The brightly coloured balaclava masks they wore during the protest have become the band's trademark. A large opposition protest in Moscow last weekend featured big balloons with the mask design and the words "Free Pussy Riot".

The Russian Orthodox Church head has called the cathedral protest part of a campaign aimed at curbing the resurgence of Russia's main faith. Foreign governments, rights groups and musicians have criticised the women's sentences as excessive.

Russia has dismissed the criticism from abroad, which the Foreign Ministry said pointed to a "clash of civilisations". Putin has said the state is obliged to protect the feelings of the faithful.

The photograph, which appeared to have been submitted by a person with the last name Starovoitova in the Ural Mountains city of Yekaterinburg, had appeared on a competition section of the IKEA site where visitors were invited to vote for their favourite shot.
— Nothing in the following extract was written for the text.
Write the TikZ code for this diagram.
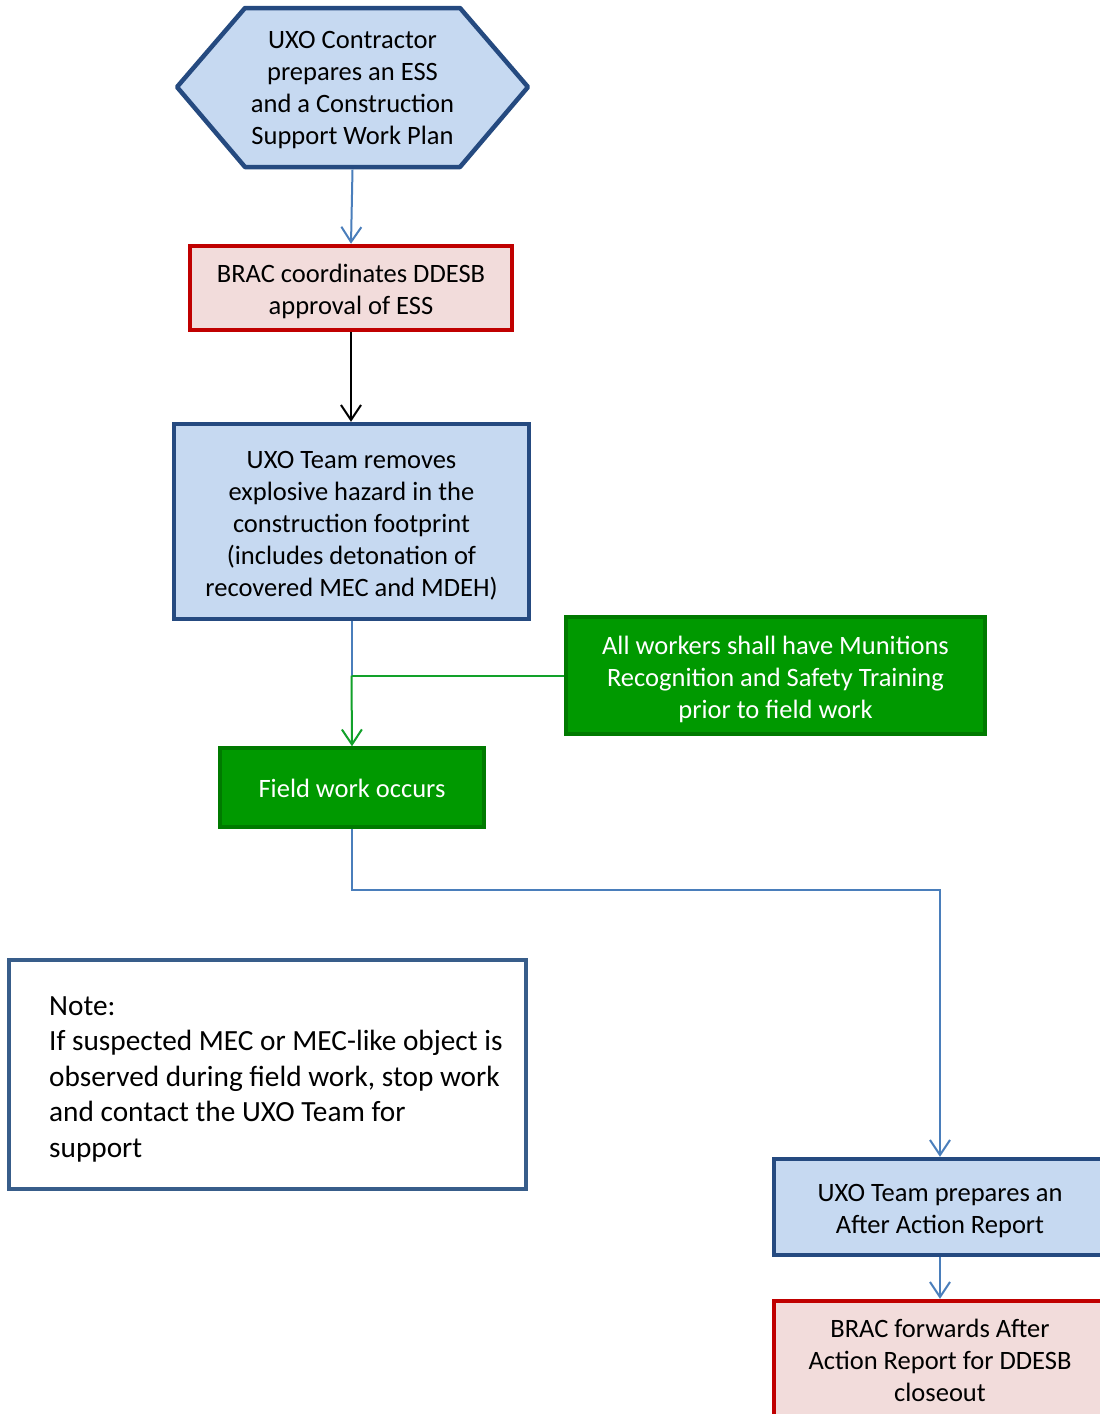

The picture had received 1,431 votes before it was taken down - more than any other posted in the same week.

A representative of IKEA in Russia confirmed on Sunday the notice had replaced a photograph of people wearing ski masks and declined to comment further immediately, asking for a written request which would be answered on Monday.

IKEA has invested about 2.5 billion euros ($3.25 billion) in Russia since 2000, building stores that anchor malls on the outskirts of big cities. When it posted record profits for the fiscal 2010/11 year in December, the company said some of its biggest sales gains were in Russia.

In 2009 IKEA had threatened to halt further expansion in the country, citing corruption and red tape, but last November it said it was looking to at least double its three-store footprint in Moscow and refurbish its 14 MEGA malls.

A Moscow court is to begin hearing an appeal against the convictions and sentences in the Pussy Riot trial on Oct. 1.